The Supreme Court said Monday that it will allow President Donald Trump’s travel ban to be fully enforced while legal challenges against it wend their way through the lower courts.
In layman’s terms, individuals from six majority-Muslim nations and two others will no longer be able to travel to the United States. There’s also a strong chance that there will be plenty of protests at the airports during this year’s holiday travel season.
The Washington Post reports that the justices approved a request to enforce the ban from the president’s lawyers, giving no reason for its decision. Justices Ruth Bader Ginsburg and Sonia Sotomayor would have kept in place partial stays on the order but were obviously in the minority.
At present, the U.S. Court of Appeals for the 4th Circuit in Richmond, Va., and the U.S. Court of Appeals for the 9th Circuit in San Francisco are weighing the constitutionality of the president’s executive order.
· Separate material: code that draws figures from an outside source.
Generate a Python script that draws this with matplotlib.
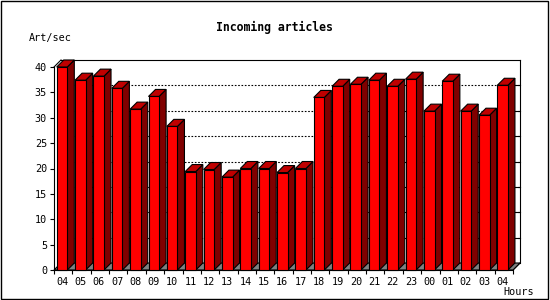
import matplotlib
matplotlib.use("Agg")
import matplotlib.pyplot as plt
from matplotlib.patches import Polygon, Rectangle

hours = ["04", "05", "06", "07", "08", "09", "10", "11", "12", "13", "14", "15", "16",
         "17", "18", "19", "20", "21", "22", "23", "00", "01", "02", "03", "04"]
values = [40.0, 37.4, 38.2, 35.8, 31.7, 34.2, 28.3, 19.4, 19.8, 18.3, 20.0, 20.0, 19.2,
          20.0, 34.0, 36.2, 36.6, 37.4, 36.2, 37.6, 31.3, 37.2, 31.3, 30.5, 36.4]
yticks = [0, 5, 10, 15, 20, 25, 30, 35, 40]
title = "Incoming articles"
ylabel = "Art/sec"
xlabel = "Hours"

W, H = 550, 300
fig = plt.figure(figsize=(W / 100, H / 100), dpi=100)
fig.patch.set_facecolor("white")

# front plane: x 54..513 px, y 270..67 px
x0, x1p, ybot, ytop = 54, 513, 270, 67
ax = fig.add_axes([x0 / W, (H - ybot) / H, (x1p - x0) / W, (ybot - ytop) / H])
n = len(values)
ymax = 40
ax.set_xlim(0, n)
ax.set_ylim(0, ymax)
ax.set_facecolor("none")

pxx = (x1p - x0) / n          # px per x unit
pxy = (ybot - ytop) / ymax    # px per y unit
depth = 7
dx = depth / pxx
dy = depth / pxy

lw = 0.8
mono = "DejaVu Sans Mono"

# spines
for s in ["top", "right"]:
    ax.spines[s].set_visible(False)
ax.spines["left"].set_linewidth(lw)
ax.spines["bottom"].set_linewidth(lw)

# y ticks
ax.set_yticks(yticks)
ax.set_yticklabels([str(t) for t in yticks], family=mono, fontsize=7.3)
ax.tick_params(axis="y", direction="out", length=3, width=lw, pad=2)

# x ticks: boundaries (major), labels (minor)
ax.set_xticks(range(n + 1))
ax.set_xticklabels([])
ax.tick_params(axis="x", which="major", direction="out", length=3, width=lw)
ax.set_xticks([i + 0.44 for i in range(n)], minor=True)
ax.set_xticklabels(hours, minor=True, family=mono, fontsize=7.3)
ax.tick_params(axis="x", which="minor", length=0, pad=5)

# back wall frame
ax.plot([dx, n + dx], [ymax + dy, ymax + dy], color="black", lw=lw, clip_on=False, zorder=1)
ax.plot([n + dx, n + dx], [dy, ymax + dy], color="black", lw=lw, clip_on=False, zorder=1)
ax.plot([0, dx], [ymax, ymax + dy], color="black", lw=lw, clip_on=False, zorder=1)
ax.plot([n, n + dx], [0, dy], color="black", lw=lw, clip_on=False, zorder=1)

# dotted grid on back wall + right ticks
tick_len = 4 / pxx
for t in yticks[1:-1]:
    ax.plot([dx, n + dx], [t + dy, t + dy], color="black", lw=lw,
            dashes=(1.5, 1.5), clip_on=False, zorder=1)
    ax.plot([n + dx - tick_len, n + dx], [t + dy, t + dy], color="black", lw=lw,
            clip_on=False, zorder=1)

# floor
ax.add_patch(Polygon([(0, 0), (n, 0), (n + dx, dy), (dx, dy)], closed=True,
                     facecolor="#808080", edgecolor="black", lw=lw, clip_on=False, zorder=2))

# bars
for i, v in enumerate(values):
    a = i + 2.7 / pxx
    b = i + 13.3 / pxx
    z = 3 + i * 0.01
    ax.add_patch(Polygon([(b, 0), (b + dx, dy), (b + dx, v + dy), (b, v)], closed=True,
                         facecolor="#800000", edgecolor="black", lw=lw, clip_on=False, zorder=z))
    ax.add_patch(Polygon([(a, v), (b, v), (b + dx, v + dy), (a + dx, v + dy)], closed=True,
                         facecolor="#c00000", edgecolor="black", lw=lw, clip_on=False, zorder=z))
    ax.add_patch(Polygon([(a, 0), (b, 0), (b, v), (a, v)], closed=True,
                         facecolor="#ff0000", edgecolor="black", lw=lw, clip_on=False, zorder=z))

# texts
fig.text(274 / W, 1 - 27 / H, title, ha="center", va="center", family=mono,
         fontweight="bold", fontsize=8.3)
fig.text(29 / W, 1 - 38 / H, ylabel, ha="left", va="center", family=mono, fontsize=7.3)
fig.text(534 / W, 1 - 292 / H, xlabel, ha="right", va="center", family=mono, fontsize=7.3)

# outer border
fig.add_artist(Rectangle((0.5 / W, 1 / H), 547 / W, 298.5 / H, transform=fig.transFigure,
                         fill=False, edgecolor="black", lw=1.0))

fig.savefig("out.png", dpi=100)
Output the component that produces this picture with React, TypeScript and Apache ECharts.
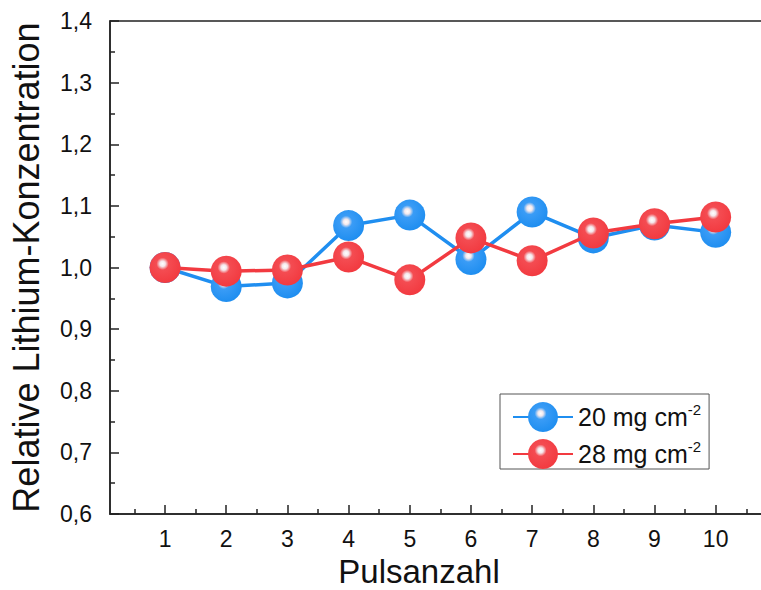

The latest iteration of the ban—the third ban that Trump has ordered (the first two were deemed too broad)—blocks various people from eight countries—Syria, Libya, Iran, Yemen, Chad, Somalia, North Korea and Venezuela. Six of the countries have Muslim majorities, and the remaining two (North Korea and Venezuela) have been declared “a threat to national security.”
The high court said it expected lower-court review of the executive orders to proceed quickly.
The president’s longtime and continued denigration of Muslims is expected to be used as evidence to strike down the ban.